Revisions to Real Estate Tax Policies Proposed
The Ministry of Construction is advocating for changes to the tax regulations concerning real estate transactions. This initiative aims to minimize speculation and deter quick profit-driven property trading. The Ministry of Finance has shown its support for these revisions.
This announcement was made by Vuong Duy Dung, Deputy Director of the Housing and Real Estate Market Management Department, during a press event held on October 17, 2024.
The intended tax changes would target individuals who hold multiple properties, aiming to reduce speculative activities and the trend of short-term trading for profit. This proposal emerges against a backdrop of soaring real estate and housing costs noted since the year’s start.
Surveys from significant urban centers like Hanoi and Ho Chi Minh City indicate that apartment prices surged by 5-6.5% during Q2 and climbed by 25% compared to the previous year, varying by location, as reported by the Ministry of Construction.

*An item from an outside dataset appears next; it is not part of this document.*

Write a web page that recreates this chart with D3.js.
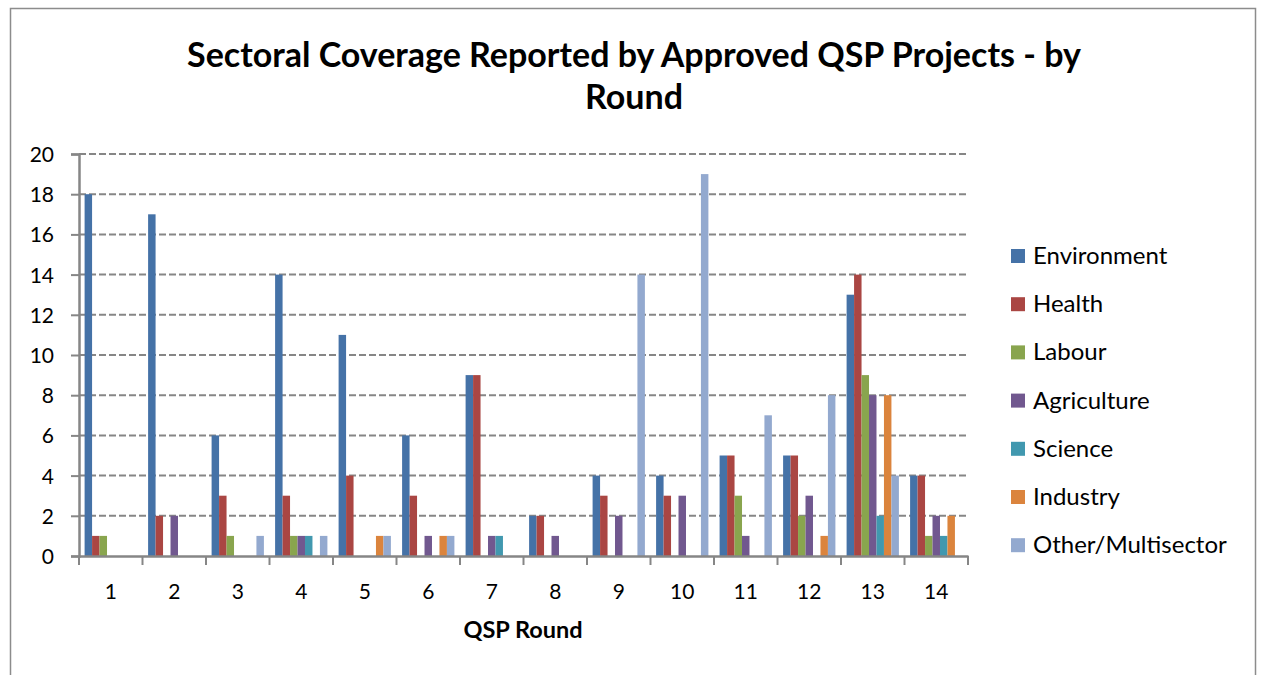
<!DOCTYPE html>
<html><head><meta charset="utf-8">
<script src="https://cdn.jsdelivr.net/npm/d3@7"></script>
<style>body{margin:0;background:#fff}svg{display:block}</style>
</head><body>
<svg id="c" width="1264" height="675"></svg>
<script>
const rounds = ["1","2","3","4","5","6","7","8","9","10","11","12","13","14"];
const seriesNames = ["Environment","Health","Labour","Agriculture","Science","Industry","Other/Multisector"];
const environment = [18,17,6,14,11,6,9,2,4,4,5,5,13,4];
const health      = [1,2,3,3,4,3,9,2,3,3,5,5,14,4];
const labour      = [1,0,1,1,0,0,0,0,0,0,3,2,9,1];
const agriculture = [0,2,0,1,0,1,1,1,2,3,1,3,8,2];
const science     = [0,0,0,1,0,0,1,0,0,0,0,0,2,1];
const industry    = [0,0,0,0,1,1,0,0,0,0,0,1,8,2];
const other       = [0,0,1,1,1,1,0,0,14,19,7,8,4,0];
const yTicks = [0,2,4,6,8,10,12,14,16,18,20];
const colors = ["#4572A7","#AA4643","#89A54E","#71588F","#4198AF","#DB843D","#93A9CF"];
const values = [environment,health,labour,agriculture,science,industry,other];

const svg = d3.select("#c");
const font = "Lato, 'Open Sans', sans-serif";
svg.append("rect").attr("x",10.5).attr("y",8.5).attr("width",1245).attr("height",700)
  .attr("fill","#fff").attr("stroke","#8c8c8c").attr("stroke-width",1.5);

const L=79, R=968, T=154, B=556;
const x = d3.scaleBand().domain(rounds).range([L,R]).padding(0);
const y = d3.scaleLinear().domain([0,20]).range([B,T]);
const bw = x.bandwidth()/8.5;
const xs = d3.scaleBand().domain(seriesNames).range([0.75*bw, 7.75*bw]);

svg.append("g").selectAll("line").data(yTicks.filter(d=>d>0)).join("line")
  .attr("x1",L).attr("x2",R).attr("y1",d=>y(d)).attr("y2",d=>y(d))
  .attr("stroke","#868686").attr("stroke-width",2).attr("stroke-dasharray","7,3");

const g = svg.append("g");
seriesNames.forEach((s,i)=>{
  g.append("g").selectAll("rect").data(rounds.map((r,j)=>({r,v:values[i][j]}))).join("rect")
    .attr("x",d=>x(d.r)+xs(s)).attr("width",xs.bandwidth())
    .attr("y",d=>y(d.v)).attr("height",d=>B-y(d.v)).attr("fill",colors[i]);
});

const ya = svg.append("g").attr("transform",`translate(${L},0)`)
  .call(d3.axisLeft(y).tickValues(yTicks).tickSize(8).tickPadding(17));
ya.select(".domain").attr("stroke","#868686").attr("stroke-width",2.5);
ya.selectAll(".tick line").attr("stroke","#868686").attr("stroke-width",2);
ya.selectAll("text").attr("font-family",font).attr("font-size",21).attr("fill","#000").attr("dy","0.36em");

const xa = svg.append("g").attr("transform",`translate(0,${B})`)
  .call(d3.axisBottom(x).tickSize(0).tickPadding(28));
xa.select(".domain").attr("stroke","#868686").attr("stroke-width",2.5);
xa.selectAll("text").attr("font-family",font).attr("font-size",21).attr("fill","#000");
svg.append("g").selectAll("line").data(d3.range(15)).join("line")
  .attr("x1",d=>L+d*x.step()).attr("x2",d=>L+d*x.step()).attr("y1",B).attr("y2",B+9)
  .attr("stroke","#868686").attr("stroke-width",2);

svg.append("text").attr("x",523).attr("y",638).attr("text-anchor","middle")
  .attr("font-family",font).attr("font-size",23.5).attr("font-weight","bold").text("QSP Round");

const title = svg.append("text").attr("text-anchor","middle").attr("font-family",font)
  .attr("font-size",34).attr("font-weight","bold");
title.append("tspan").attr("x",634).attr("y",67).text("Sectoral Coverage Reported by Approved QSP Projects - by");
title.append("tspan").attr("x",634).attr("y",109).text("Round");

const lg = svg.append("g");
seriesNames.forEach((s,i)=>{
  const yy = 256 + i*48.2;
  lg.append("rect").attr("x",1011).attr("y",yy-7).attr("width",14).attr("height",14).attr("fill",colors[i]);
  lg.append("text").attr("x",1033).attr("y",yy+8).attr("font-family",font).attr("font-size",24).text(s);
});
</script>
</body></html>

Dung pointed out that the ministry recently delivered an analysis concerning housing price dynamics, price trends, and potential strategies for market stabilization. This study highlighted various contributors to price increases, notably rising input costs linked to land use fees and labor.
Despite a slight increase in the real estate supply in Q3 due to new regulations, the overall availability remains low, exacerbating price fluctuations in recent times.
Moreover, a ministry representative discussed how market manipulation by speculators and brokers has played a part in escalating housing prices through artificial inflation and misinformation.
In light of the ongoing property price surge in Hanoi, Deputy Minister Nguyen Viet Hung pointed out that speculation paired with the public’s buying mindset significantly impacts pricing.
“The speculative approach can raise housing prices to excessive levels, particularly when coupled with the trend of waiting for prices to escalate. This has been a primary influence on the increasing housing market in Hanoi recently,” explained the Deputy Minister.
To promote a more stable real estate sector, the Ministry of Construction has put forth several recommendations, including the modification of tax regulations related to property transactions to prevent speculation and transient buying for profit.
“This proposal has garnered backing from the Ministry of Finance and other stakeholders. Nonetheless, it is crucial to comprehensively evaluate the policy’s repercussions on all parties involved. In-depth studies should be conducted to understand the full impact on businesses, residents, buyers, and sellers. The aim is to mitigate speculative actions while ensuring compatibility with global standards and the unique context of Vietnam, avoiding adverse effects on the larger market and transaction dynamics,” Dung remarked.
Furthermore, the ministry stressed the necessity of revising local land pricing structures in accordance with the Land Law 2024 to avert negative market consequences and protect the rights of both investors and residents.
The ministry is also planning to enhance oversight of real estate operations, encompassing businesses, investors, trading platforms, and brokers. This initiative seeks to ensure that all real estate dealings occur within state-supervised frameworks, promoting market transparency.
Deputy Minister Nguyen Viet Hung reiterated the urgency of developing strategies that stabilize consumer confidence.
“To successfully stabilize the real estate market and secure sustainable progress, we must implement a holistic approach addressing land, housing, fiscal, and investment policies,” the Deputy Minister concluded.